Dalam satu dekade terakhir, rata-rata pertumbuhan produktivitas Indonesia hanya mencapai 2,6 persen, terendah di antara negara-negara besar di ASEAN. Rendahnya produktivitas ini berakar pada kendala struktural, kesenjangan antarwilayah, keterbatasan akses pembiayaan, adaptasi teknologi yang lambat, hingga lemahnya keterhubungan antara riset, industri, dan pendidikan.
“Ketimpangan ini tampak jelas di tingkat provinsi. Di beberapa daerah, arus investasi besar tidak otomatis menghasilkan pertumbuhan, sedangkan di wilayah lain justru produktivitas menopang perekonomian,” lanjutnya.

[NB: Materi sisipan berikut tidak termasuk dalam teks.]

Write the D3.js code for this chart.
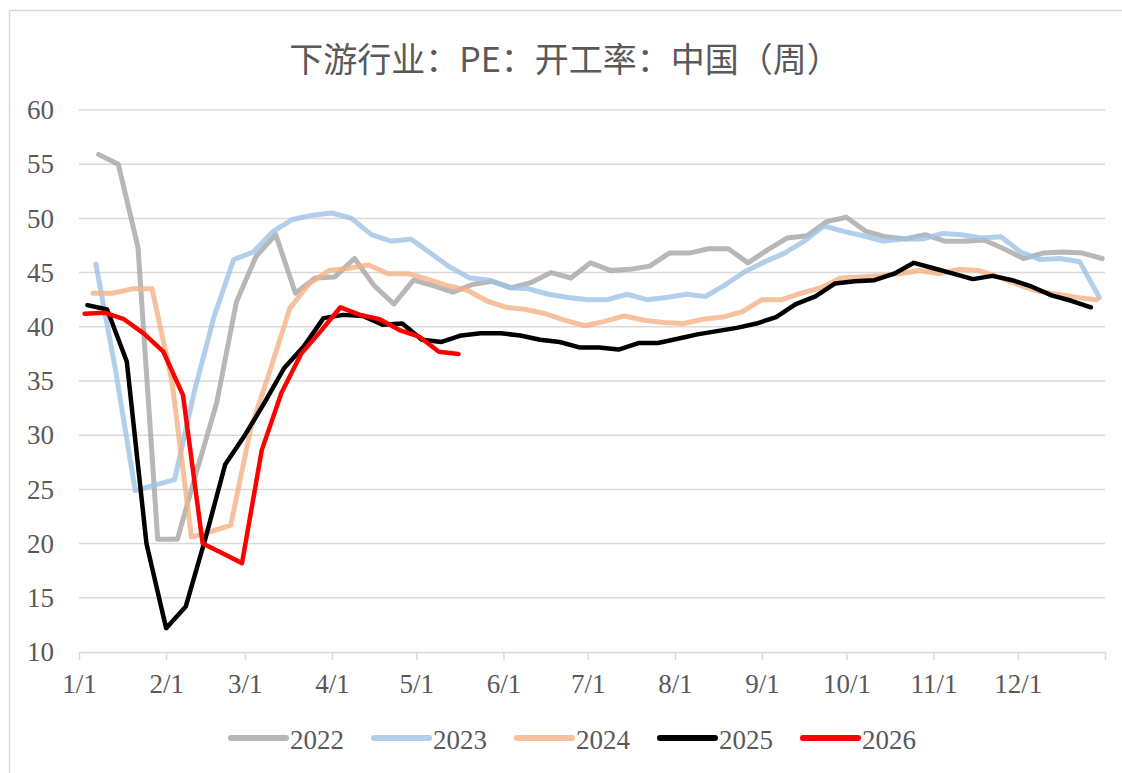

Struktur sektoral juga mengalami pergeseran. Manufaktur yang dahulu menjadi motor industrialisasi kini melemah, sementara sektor jasa tumbuh pesat namun masih terkonsentrasi pada kegiatan bernilai tambah rendah.
“Kondisi ini ditambah dengan ketertinggalan usaha kecil yang membuat kesenjangan produktivitas antarwilayah dan antarsektor tetap melebar,” kata Pungkas.

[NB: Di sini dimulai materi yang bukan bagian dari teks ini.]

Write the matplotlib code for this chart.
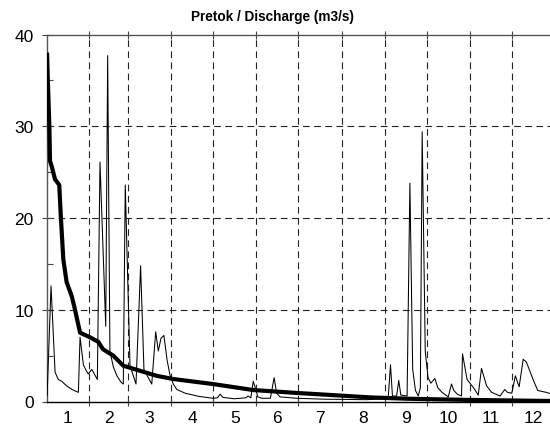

Untuk menjawab tantangan tersebut, Kementerian PPN/Bappenas bersama APO menyusun MPPN 2025–2029. Dokumen ini merumuskan strategi TFP-led Growth atau pembangunan menuju pertumbuhan berbasis produktivitas yang menekankan pada inovasi, digitalisasi, peningkatan keterampilan, serta pembangunan infrastruktur fisik dan digital.
Pendekatan tersebut dijabarkan melalui serangkaian strategic thrust atau enabler yang memadukan analisis mendalam antara dinamika ekonomi dengan arah kebijakan menuju pertumbuhan delapan persen guna mewujudkan visi Indonesia Emas 2045.

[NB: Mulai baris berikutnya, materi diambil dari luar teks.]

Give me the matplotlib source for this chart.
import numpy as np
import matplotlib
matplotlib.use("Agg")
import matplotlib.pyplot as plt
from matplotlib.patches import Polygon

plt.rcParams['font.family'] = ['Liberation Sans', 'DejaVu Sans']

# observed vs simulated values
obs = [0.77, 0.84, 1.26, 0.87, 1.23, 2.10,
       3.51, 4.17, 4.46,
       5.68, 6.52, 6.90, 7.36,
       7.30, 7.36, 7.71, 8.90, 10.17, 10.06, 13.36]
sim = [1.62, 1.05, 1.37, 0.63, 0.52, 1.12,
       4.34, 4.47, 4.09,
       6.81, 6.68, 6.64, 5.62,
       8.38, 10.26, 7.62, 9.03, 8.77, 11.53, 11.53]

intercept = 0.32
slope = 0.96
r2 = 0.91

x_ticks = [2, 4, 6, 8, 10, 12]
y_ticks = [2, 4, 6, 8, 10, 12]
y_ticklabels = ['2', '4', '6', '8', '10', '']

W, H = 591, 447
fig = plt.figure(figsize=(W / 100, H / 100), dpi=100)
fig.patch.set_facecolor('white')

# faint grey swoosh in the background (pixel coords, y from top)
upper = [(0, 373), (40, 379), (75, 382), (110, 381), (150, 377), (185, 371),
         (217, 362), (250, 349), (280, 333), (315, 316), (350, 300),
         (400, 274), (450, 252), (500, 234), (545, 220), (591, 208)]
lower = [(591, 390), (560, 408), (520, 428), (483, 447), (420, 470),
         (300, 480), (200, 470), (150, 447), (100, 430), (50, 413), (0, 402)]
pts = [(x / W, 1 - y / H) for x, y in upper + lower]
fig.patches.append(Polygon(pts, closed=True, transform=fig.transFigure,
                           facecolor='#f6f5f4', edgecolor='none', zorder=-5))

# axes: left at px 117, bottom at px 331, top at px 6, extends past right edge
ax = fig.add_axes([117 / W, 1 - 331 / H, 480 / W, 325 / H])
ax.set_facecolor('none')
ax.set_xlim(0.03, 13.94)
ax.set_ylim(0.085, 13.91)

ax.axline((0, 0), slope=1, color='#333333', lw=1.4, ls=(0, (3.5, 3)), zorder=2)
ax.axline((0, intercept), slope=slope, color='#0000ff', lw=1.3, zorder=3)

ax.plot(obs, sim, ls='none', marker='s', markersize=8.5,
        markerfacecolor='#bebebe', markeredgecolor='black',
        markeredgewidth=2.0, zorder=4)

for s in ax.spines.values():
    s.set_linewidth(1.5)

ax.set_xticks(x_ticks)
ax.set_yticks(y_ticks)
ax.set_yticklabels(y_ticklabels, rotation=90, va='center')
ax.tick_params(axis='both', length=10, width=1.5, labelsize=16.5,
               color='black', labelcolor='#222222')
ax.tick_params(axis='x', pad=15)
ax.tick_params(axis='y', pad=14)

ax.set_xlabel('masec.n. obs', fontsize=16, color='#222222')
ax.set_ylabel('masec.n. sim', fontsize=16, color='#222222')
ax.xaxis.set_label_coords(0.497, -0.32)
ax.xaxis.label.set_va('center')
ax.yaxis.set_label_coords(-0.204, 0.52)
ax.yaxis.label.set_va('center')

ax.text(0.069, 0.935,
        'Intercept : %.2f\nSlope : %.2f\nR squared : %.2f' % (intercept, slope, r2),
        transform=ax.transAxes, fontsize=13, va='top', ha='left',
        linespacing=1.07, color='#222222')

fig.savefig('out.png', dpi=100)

“Keberhasilan transformasi produktivitas Indonesia memerlukan pergeseran paradigma dari hanya akumulasi modal dan tenaga kerja menjadi pertumbuhan yang juga berbasis produktivitas,” tutur Pungkas.
Ia menilai hal ini hanya dapat dicapai melalui investasi berkelanjutan pada teknologi, pendidikan, penelitian, infrastruktur, serta kolaborasi lintas lembaga. Dengan implementasi strategis dan konsistensi kebijakan, Pungkas berharap MPPN menjadi pendorong pertumbuhan ekonomi delapan persen.